═══ LISTED RECORDS ═══

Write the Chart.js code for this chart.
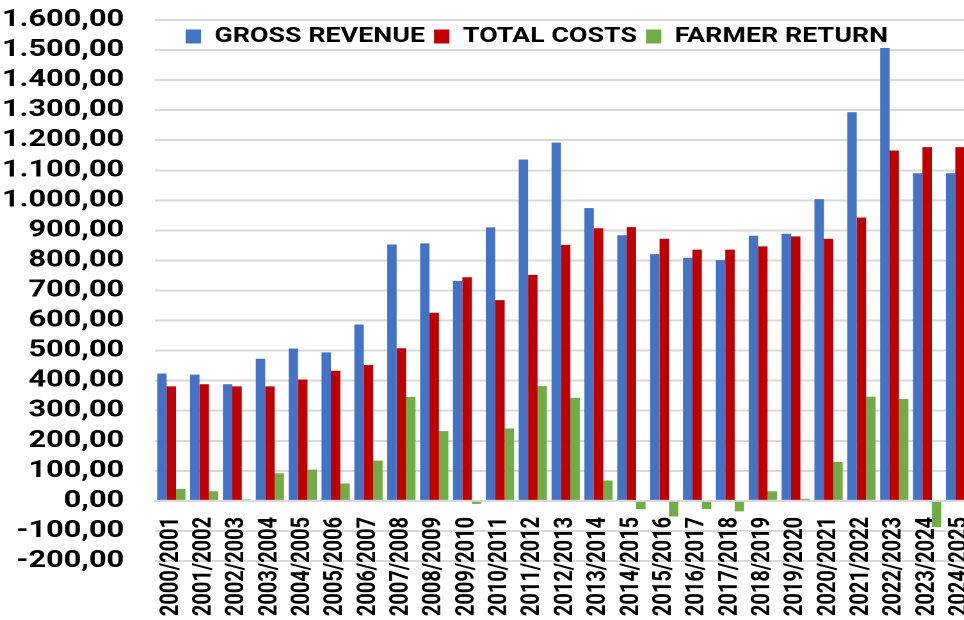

═══
═══ LISTED RECORDS ═══

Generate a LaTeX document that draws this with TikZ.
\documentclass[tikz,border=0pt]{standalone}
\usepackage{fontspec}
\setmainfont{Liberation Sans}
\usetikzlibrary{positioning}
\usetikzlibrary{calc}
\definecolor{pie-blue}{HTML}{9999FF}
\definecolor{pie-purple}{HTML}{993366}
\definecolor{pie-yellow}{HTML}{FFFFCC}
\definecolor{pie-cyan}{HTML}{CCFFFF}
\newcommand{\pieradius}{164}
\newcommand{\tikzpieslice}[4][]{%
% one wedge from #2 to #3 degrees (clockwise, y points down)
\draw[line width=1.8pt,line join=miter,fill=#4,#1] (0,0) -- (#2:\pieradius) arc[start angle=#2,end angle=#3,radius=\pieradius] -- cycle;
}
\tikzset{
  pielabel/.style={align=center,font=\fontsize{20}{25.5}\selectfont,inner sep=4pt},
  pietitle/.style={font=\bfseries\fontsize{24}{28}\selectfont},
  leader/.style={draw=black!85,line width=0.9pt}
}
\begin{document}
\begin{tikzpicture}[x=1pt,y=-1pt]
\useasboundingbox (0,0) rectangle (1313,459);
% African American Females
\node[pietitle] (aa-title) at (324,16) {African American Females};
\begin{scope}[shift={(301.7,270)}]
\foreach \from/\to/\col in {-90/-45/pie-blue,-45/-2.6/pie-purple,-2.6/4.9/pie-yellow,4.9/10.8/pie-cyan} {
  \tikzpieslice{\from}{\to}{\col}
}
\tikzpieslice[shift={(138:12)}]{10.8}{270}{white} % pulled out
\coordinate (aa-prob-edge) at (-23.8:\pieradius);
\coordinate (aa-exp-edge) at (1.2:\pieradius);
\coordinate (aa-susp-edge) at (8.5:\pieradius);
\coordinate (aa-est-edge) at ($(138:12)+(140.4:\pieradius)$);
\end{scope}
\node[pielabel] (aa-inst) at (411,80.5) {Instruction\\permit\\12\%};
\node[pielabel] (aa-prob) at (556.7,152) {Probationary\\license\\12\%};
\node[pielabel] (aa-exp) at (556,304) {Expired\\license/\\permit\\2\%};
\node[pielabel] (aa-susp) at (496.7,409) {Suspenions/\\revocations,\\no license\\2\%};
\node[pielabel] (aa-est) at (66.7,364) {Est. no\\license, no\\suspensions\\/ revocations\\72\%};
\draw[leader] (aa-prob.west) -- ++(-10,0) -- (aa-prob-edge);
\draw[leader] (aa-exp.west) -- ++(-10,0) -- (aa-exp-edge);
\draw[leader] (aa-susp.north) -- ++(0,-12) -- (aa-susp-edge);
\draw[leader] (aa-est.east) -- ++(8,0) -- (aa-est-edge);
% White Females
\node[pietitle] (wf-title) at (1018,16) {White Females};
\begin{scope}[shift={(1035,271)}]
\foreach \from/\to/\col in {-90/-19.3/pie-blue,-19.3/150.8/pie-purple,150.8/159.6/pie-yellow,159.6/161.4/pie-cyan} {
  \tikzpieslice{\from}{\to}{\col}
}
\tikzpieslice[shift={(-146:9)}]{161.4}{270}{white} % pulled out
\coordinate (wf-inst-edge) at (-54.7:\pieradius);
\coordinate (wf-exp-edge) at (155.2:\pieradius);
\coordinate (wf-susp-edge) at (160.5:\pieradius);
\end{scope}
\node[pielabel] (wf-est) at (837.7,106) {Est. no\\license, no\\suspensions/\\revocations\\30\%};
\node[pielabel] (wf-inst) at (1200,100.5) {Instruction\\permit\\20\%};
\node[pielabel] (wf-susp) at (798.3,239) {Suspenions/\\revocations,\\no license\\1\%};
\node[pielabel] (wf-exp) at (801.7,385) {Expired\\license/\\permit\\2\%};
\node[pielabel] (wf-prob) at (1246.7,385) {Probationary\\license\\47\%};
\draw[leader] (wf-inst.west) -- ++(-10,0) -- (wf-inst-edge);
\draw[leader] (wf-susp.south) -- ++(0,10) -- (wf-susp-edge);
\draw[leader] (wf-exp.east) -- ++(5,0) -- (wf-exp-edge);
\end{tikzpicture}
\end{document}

═══
═══ LISTED RECORDS ═══

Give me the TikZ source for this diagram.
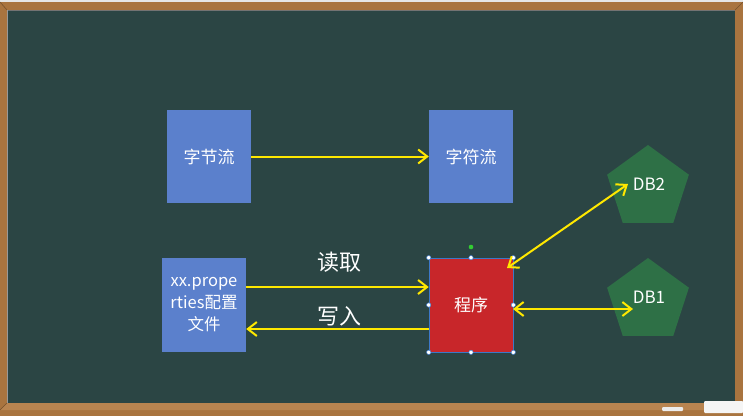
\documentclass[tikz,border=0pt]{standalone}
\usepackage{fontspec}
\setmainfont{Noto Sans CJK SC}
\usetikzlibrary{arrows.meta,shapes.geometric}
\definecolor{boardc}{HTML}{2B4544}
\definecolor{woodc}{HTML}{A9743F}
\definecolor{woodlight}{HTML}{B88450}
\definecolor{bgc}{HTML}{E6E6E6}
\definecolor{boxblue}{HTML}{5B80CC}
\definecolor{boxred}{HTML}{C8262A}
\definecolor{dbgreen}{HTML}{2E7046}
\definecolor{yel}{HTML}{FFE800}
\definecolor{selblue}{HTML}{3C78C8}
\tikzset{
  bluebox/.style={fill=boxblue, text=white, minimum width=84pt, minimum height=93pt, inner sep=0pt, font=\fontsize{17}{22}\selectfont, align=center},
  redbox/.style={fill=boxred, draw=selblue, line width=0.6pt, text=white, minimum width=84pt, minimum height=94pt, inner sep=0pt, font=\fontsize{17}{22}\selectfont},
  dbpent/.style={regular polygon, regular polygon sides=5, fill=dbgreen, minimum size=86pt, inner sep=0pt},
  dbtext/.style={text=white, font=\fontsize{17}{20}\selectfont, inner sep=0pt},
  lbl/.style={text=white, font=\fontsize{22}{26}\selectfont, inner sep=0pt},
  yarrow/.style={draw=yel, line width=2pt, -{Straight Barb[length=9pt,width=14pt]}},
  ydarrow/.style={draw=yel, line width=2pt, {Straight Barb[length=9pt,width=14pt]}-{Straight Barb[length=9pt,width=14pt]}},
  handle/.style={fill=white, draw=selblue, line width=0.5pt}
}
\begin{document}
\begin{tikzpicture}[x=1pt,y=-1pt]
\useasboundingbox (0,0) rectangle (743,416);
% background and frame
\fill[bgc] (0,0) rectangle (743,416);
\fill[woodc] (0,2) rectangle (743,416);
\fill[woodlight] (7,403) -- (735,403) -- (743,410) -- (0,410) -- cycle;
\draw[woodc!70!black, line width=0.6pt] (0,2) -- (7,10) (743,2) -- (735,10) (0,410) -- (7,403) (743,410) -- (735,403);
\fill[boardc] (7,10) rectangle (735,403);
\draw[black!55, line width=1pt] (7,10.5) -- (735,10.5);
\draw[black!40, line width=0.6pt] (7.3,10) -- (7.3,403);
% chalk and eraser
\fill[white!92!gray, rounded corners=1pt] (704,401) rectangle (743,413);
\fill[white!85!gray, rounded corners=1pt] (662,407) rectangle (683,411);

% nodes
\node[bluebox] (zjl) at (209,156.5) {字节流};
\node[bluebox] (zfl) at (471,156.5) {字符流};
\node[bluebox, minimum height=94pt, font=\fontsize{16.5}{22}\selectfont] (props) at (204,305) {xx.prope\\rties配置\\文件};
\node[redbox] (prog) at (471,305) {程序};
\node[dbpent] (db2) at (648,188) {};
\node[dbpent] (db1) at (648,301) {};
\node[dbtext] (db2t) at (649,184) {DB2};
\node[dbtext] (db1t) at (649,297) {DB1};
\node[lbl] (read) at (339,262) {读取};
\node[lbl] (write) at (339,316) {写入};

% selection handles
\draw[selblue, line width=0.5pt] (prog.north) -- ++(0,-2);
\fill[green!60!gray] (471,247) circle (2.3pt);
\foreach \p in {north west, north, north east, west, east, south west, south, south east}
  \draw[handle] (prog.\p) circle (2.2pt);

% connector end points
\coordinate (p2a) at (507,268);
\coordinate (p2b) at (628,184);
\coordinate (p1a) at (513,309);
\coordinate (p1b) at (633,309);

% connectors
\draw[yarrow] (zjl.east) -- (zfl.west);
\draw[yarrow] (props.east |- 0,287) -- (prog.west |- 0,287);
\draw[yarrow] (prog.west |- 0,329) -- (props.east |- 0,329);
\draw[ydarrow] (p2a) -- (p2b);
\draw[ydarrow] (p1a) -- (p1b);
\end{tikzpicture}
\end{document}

═══

SET TASK:
Select all lines in the listing that include the word "this".

WRITTEN REPLY:
Write the Chart.js code for this chart.
Generate a LaTeX document that draws this with TikZ.
Give me the TikZ source for this diagram.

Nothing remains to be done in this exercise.